More than half of family physicians report markers of poor well-being, and burnout can negatively affect the quality of patient care, according to research from the American Academy of Family Physicians (AAFP). And as the nationwide shortage of primary care physicians continues to grow – with the shortfall projected to reach between 20,000 and 55,000 over the next decade – the coronavirus pandemic is compounding pressures that physicians face.
To improve physician well-being and reduce burnout, the United Health Foundation has partnered with the AAFP Foundation “The need to improve physician wellness is critical, especially as COVID-19 has presented health care providers with a new set of challenges and additional stressors,” said Dr. Ken Cohen, a practicing internist, and senior medical director at Optum Care, a UnitedHealth Group company, during the Washington Post Live event. “By supporting AAFP and its innovative new program, we are acting on our long-standing commitment to improving physician well-being and primary care.”
Joining Dr. Cohen in the facilitated discussion was Dr. Catherine Florio Pipas, a family physician and co-chair of AAFP’s Leading Physician Well-Being program.
“Our goal with this program is to foster a movement in family medicine that changes the culture, policies and systems in health care to better support clinician well-being and improve our understanding of how to lead change in health care organizations to improve clinician wellness,” said Dr. Pipas. “We are grateful to the United Health Foundation for its partnership in this project and for its commitment to improving physician wellness.”

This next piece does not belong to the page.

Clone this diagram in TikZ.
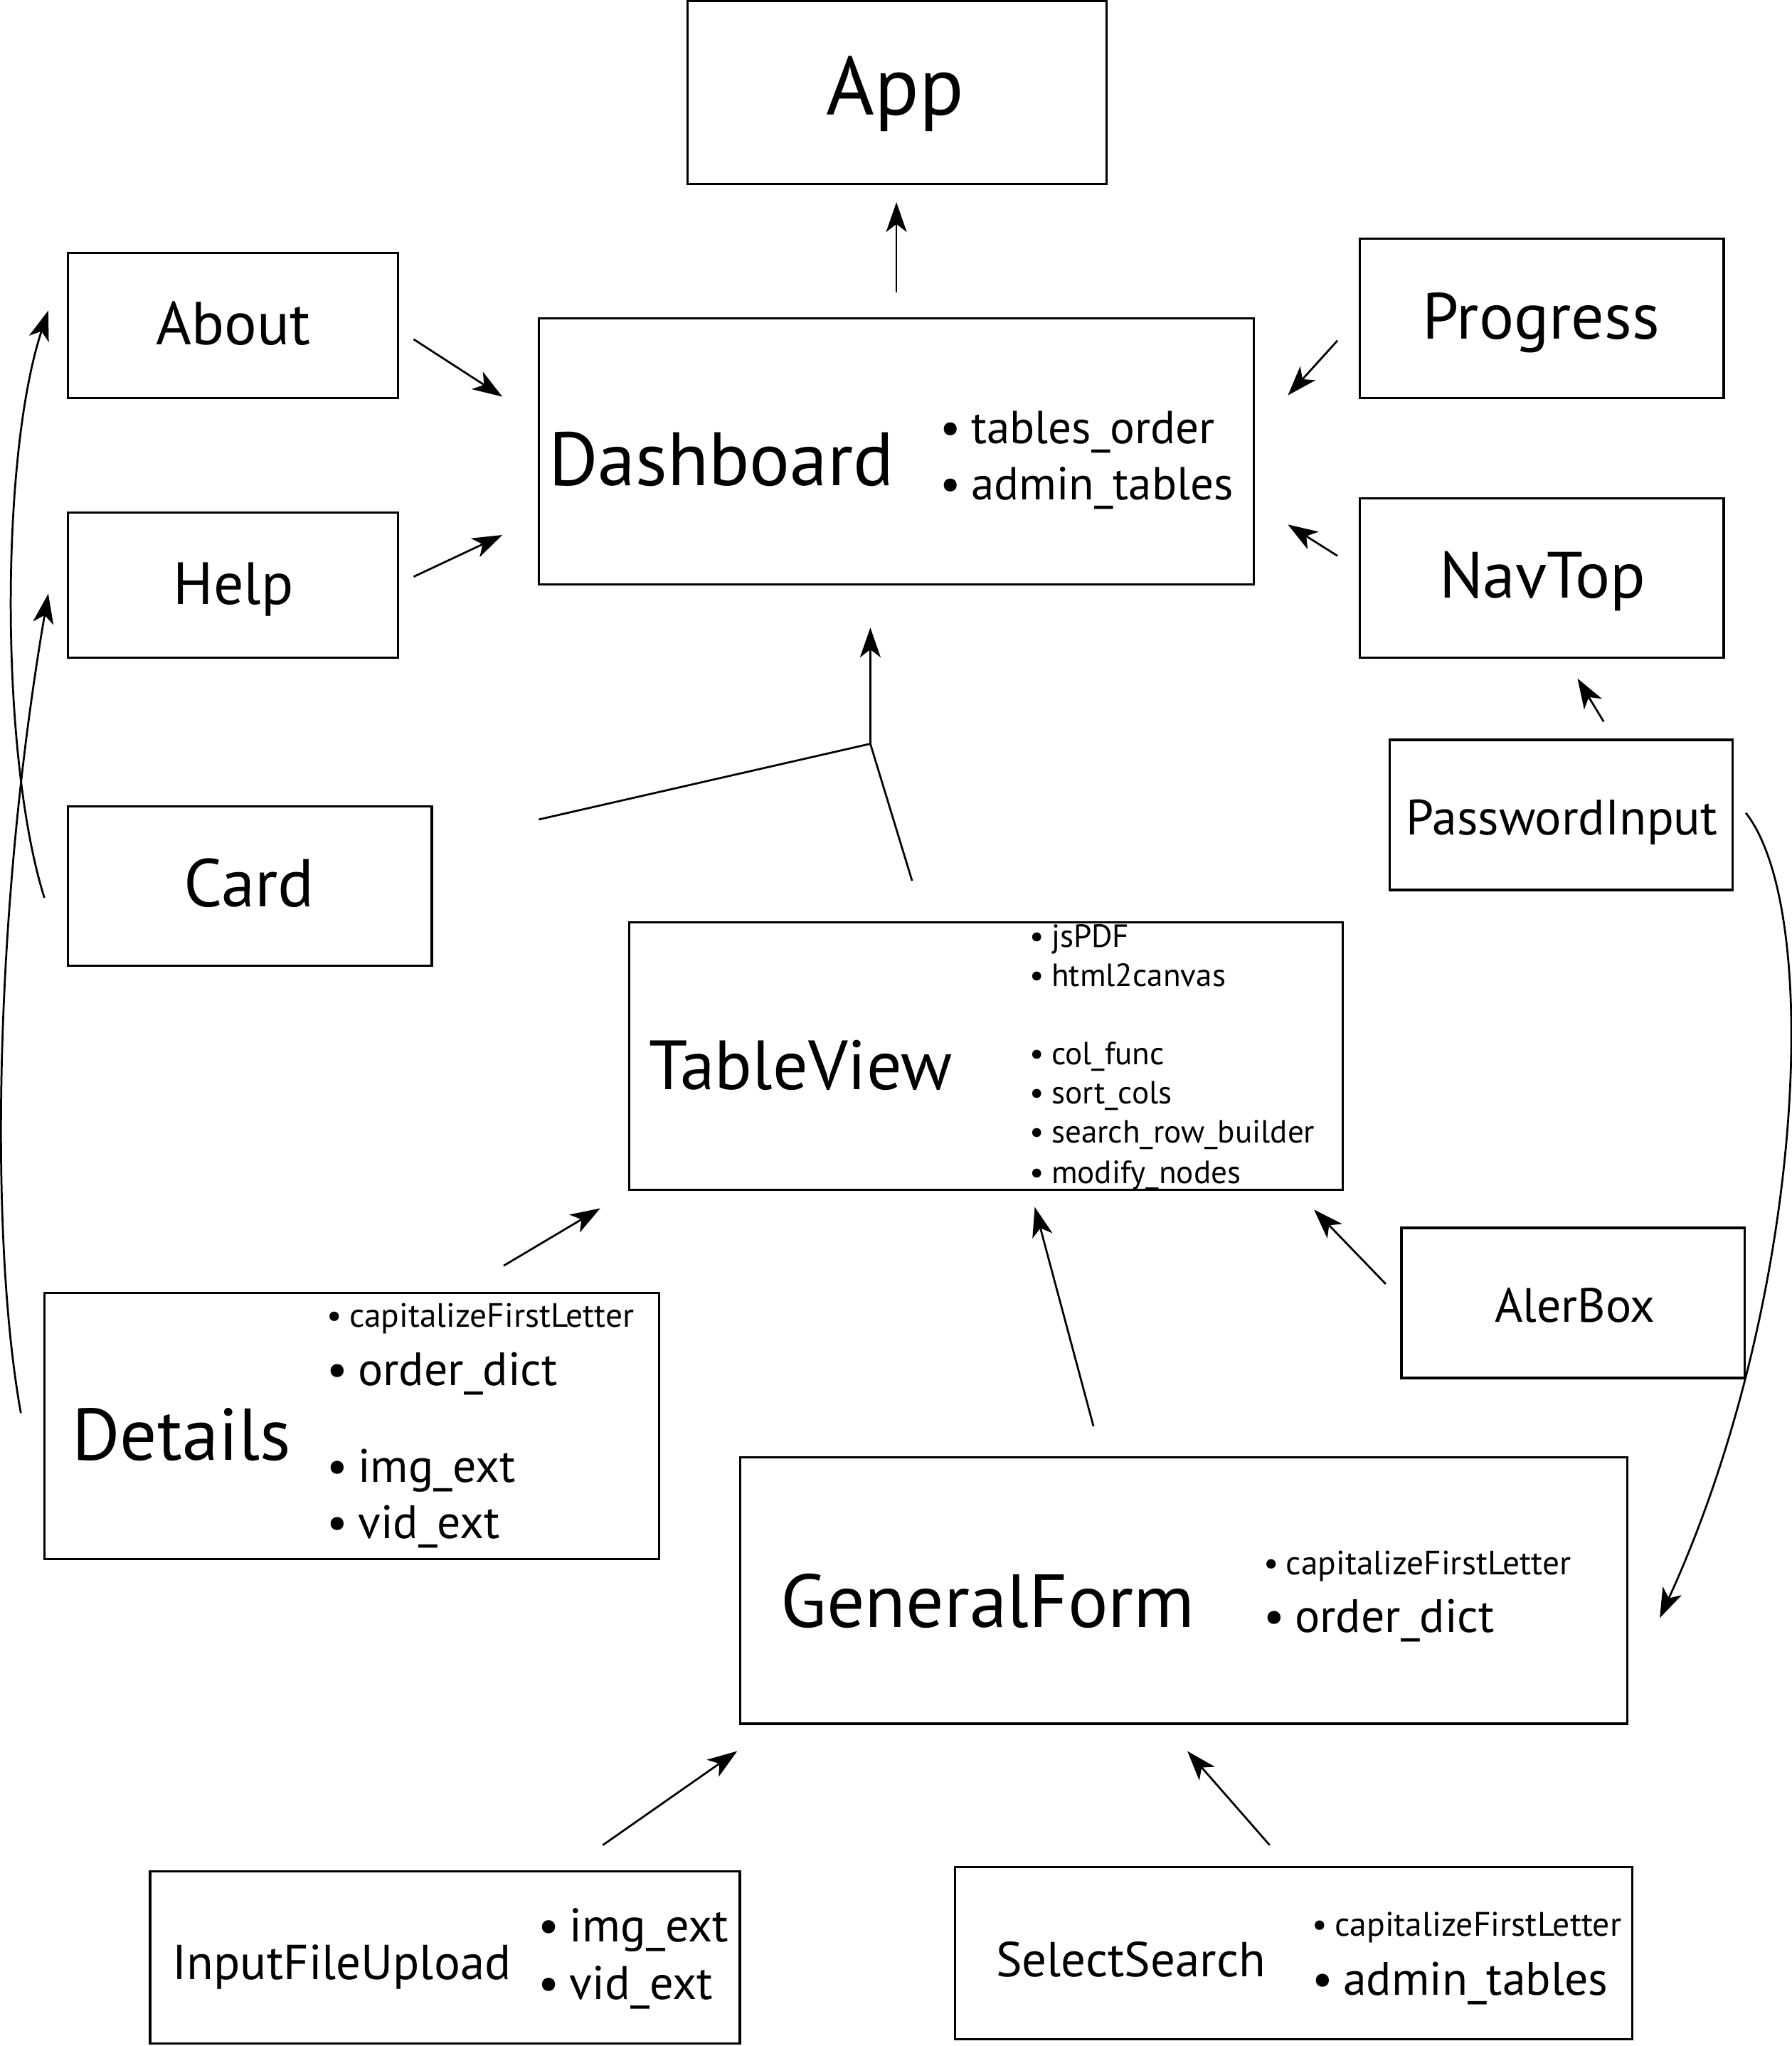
\documentclass[tikz,border=0pt]{standalone}
\usepackage{fontspec}
\setmainfont{PT Sans}
\usetikzlibrary{arrows.meta}

\newcommand\bul{•\hspace{0.22em}}

\tikzset{
	box/.style={draw, line width=1pt, inner sep=0pt},
	title/.style={font=\fontsize{#1pt}{#1pt}\selectfont, inner sep=0pt, anchor=base},
	ltitle/.style={title=#1, anchor=base west},
	item/.style={font=\fontsize{#1pt}{#1pt}\selectfont, inner sep=0pt, anchor=base west},
	conn/.style={-{Stealth[length=13pt, width=9pt, inset=3.5pt]}, line width=0.85pt},
}

\begin{document}
\begin{tikzpicture}[x=0.02cm, y=-0.02cm]

		\useasboundingbox (0,0) rectangle (1373,1568);

		% boxes
		\node[box, minimum width=6.42cm, minimum height=2.80cm] (app) at (687.5,71) {};
		\node[box, minimum width=5.06cm, minimum height=2.22cm] (about) at (178.5,249.5) {};
		\node[box, minimum width=5.06cm, minimum height=2.22cm] (help) at (178.5,448.5) {};
		\node[box, minimum width=5.58cm, minimum height=2.44cm] (card) at (191.5,679) {};
		\node[box, minimum width=10.96cm, minimum height=4.08cm] (dash) at (687,346) {};
		\node[box, minimum width=5.58cm, minimum height=2.44cm] (progress) at (1181.5,244) {};
		\node[box, minimum width=5.58cm, minimum height=2.44cm] (navtop) at (1181.5,443) {};
		\node[box, minimum width=5.26cm, minimum height=2.30cm] (pwd) at (1196.5,624.5) {};
		\node[box, minimum width=10.94cm, minimum height=4.10cm] (table) at (755.5,809.5) {};
		\node[box, minimum width=5.26cm, minimum height=2.30cm] (alert) at (1205.5,998.5) {};
		\node[box, minimum width=9.42cm, minimum height=4.08cm] (details) at (269.5,1093) {};
		\node[box, minimum width=13.60cm, minimum height=4.08cm] (form) at (907,1219) {};
		\node[box, minimum width=9.04cm, minimum height=2.64cm] (upload) at (341,1500) {};
		\node[box, minimum width=10.38cm, minimum height=2.64cm] (search) at (991.5,1497) {};

		% titles
		\node[title=36] (app-t) at (686,88) {App};
		\node[title=26.5] (about-t) at (179,264) {About};
		\node[title=26] (help-t) at (179,463) {Help};
		\node[title=29.5] (card-t) at (191,695) {Card};
		\node[ltitle=33] (dash-t) at (420,372) {Dashboard};
		\node[title=28.5] (progress-t) at (1181,260) {Progress};
		\node[title=28.5] (navtop-t) at (1182,458) {NavTop};
		\node[title=21.7] (pwd-t) at (1197,640) {PasswordInput};
		\node[ltitle=30.4] (table-t) at (497,835) {TableView};
		\node[title=21] (alert-t) at (1207,1013) {AlerBox};
		\node[ltitle=32] (details-t) at (55,1119) {Details};
		\node[ltitle=32.8] (form-t) at (598,1247) {GeneralForm};
		\node[ltitle=21.4] (upload-t) at (132,1517) {InputFileUpload};
		\node[ltitle=21.4] (search-t) at (763,1515) {SelectSearch};

		% lists
		\node[item=20.2] (dash-1) at (720,340) {\bul tables\_order};
		\node[item=20.2] (dash-2) at (720,383) {\bul admin\_tables};

		\node[item=14] (table-1) at (789,726) {\bul jsPDF};
		\node[item=14] (table-2) at (789,756) {\bul html2canvas};
		\node[item=14] (table-3) at (789,816) {\bul col\_func};
		\node[item=14] (table-4) at (789,846) {\bul sort\_cols};
		\node[item=14] (table-5) at (789,876) {\bul search\_row\_builder};
		\node[item=14] (table-6) at (789,907) {\bul modify\_nodes};

		\node[item=14.7] (details-1) at (250,1017) {\bul capitalizeFirstLetter};
		\node[item=20.4] (details-2) at (250,1062) {\bul order\_dict};
		\node[item=20.4] (details-3) at (250,1136) {\bul img\_ext};
		\node[item=20.4] (details-4) at (250,1179) {\bul vid\_ext};

		\node[item=14.7] (form-1) at (968,1207) {\bul capitalizeFirstLetter};
		\node[item=20.4] (form-2) at (968,1251) {\bul order\_dict};

		\node[item=20.6] (upload-1) at (412,1488) {\bul img\_ext};
		\node[item=20.6] (upload-2) at (412,1532) {\bul vid\_ext};

		\node[item=14.8] (search-1) at (1005,1484) {\bul capitalizeFirstLetter};
		\node[item=20.4] (search-2) at (1005,1529) {\bul admin\_tables};

		% connector ends
		\coordinate (dash-up) at (687,224);   \coordinate (app-in) at (687,155);
		\coordinate (about-out) at (317,260); \coordinate (dash-in1) at (385,304);
		\coordinate (help-out) at (317,442);  \coordinate (dash-in2) at (385,410);
		\coordinate (prog-out) at (1025,261); \coordinate (dash-in3) at (987,303);
		\coordinate (nav-out) at (1025,426);  \coordinate (dash-in4) at (987,402);
		\coordinate (pwd-up) at (1229,553);   \coordinate (nav-in) at (1209,520);
		\coordinate (card-out) at (413,628);  \coordinate (table-up) at (699,675);
		\coordinate (join) at (667,570);      \coordinate (dash-in5) at (667,481);
		\coordinate (card-up) at (34,688);    \coordinate (about-in) at (37,238);
		\coordinate (details-up) at (16,1083);\coordinate (help-in) at (37,455);
		\coordinate (details-out) at (386,970);\coordinate (table-in1) at (460,926);
		\coordinate (form-up) at (838,1093);  \coordinate (table-in2) at (793,925);
		\coordinate (alert-out) at (1062,984);\coordinate (table-in3) at (1007,927);
		\coordinate (pwd-out) at (1338,623);  \coordinate (form-in1) at (1272,1240);
		\coordinate (upload-up) at (462,1414);\coordinate (form-in2) at (565,1342);
		\coordinate (search-up) at (973,1414);\coordinate (form-in3) at (910,1342);

		% connectors
		\draw[conn] (dash-up) -- (app-in);
		\draw[conn] (about-out) -- (dash-in1);
		\draw[conn] (help-out) -- (dash-in2);
		\draw[conn] (prog-out) -- (dash-in3);
		\draw[conn] (nav-out) -- (dash-in4);
		\draw[conn] (pwd-up) -- (nav-in);
		\draw[line width=0.85pt] (card-out) -- (join) -- (table-up);
		\draw[conn] (join) -- (dash-in5);
		\draw[conn] (card-up) .. controls (0,580) and (0,350) .. (about-in);
		\draw[conn] (details-up) .. controls (-8,950) and (-5,700) .. (help-in);
		\draw[conn] (details-out) -- (table-in1);
		\draw[conn] (form-up) -- (table-in2);
		\draw[conn] (alert-out) -- (table-in3);
		\draw[conn] (pwd-out) .. controls (1398,700) and (1382,1000) .. (form-in1);
		\draw[conn] (upload-up) -- (form-in2);
		\draw[conn] (search-up) -- (form-in3);

	\end{tikzpicture}
\end{document}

The program will train 200 family physicians to lead change for improved clinician well-being in their practices and organizations, including the development of a change management plan for the participant’s organization. Upon completion, AAFP will support physician participants as they create and implement an applied project that creates change at the organizational level.
“In health systems around the globe, those who prioritize primary care have better health outcomes,” Dr. Cohen said. “As physician leaders, it is our responsibility to lead the efforts to correct this critical issue.”
The physician wellness training program will begin in January 2021. AAFP is accepting applications currently, with additional information available on its website.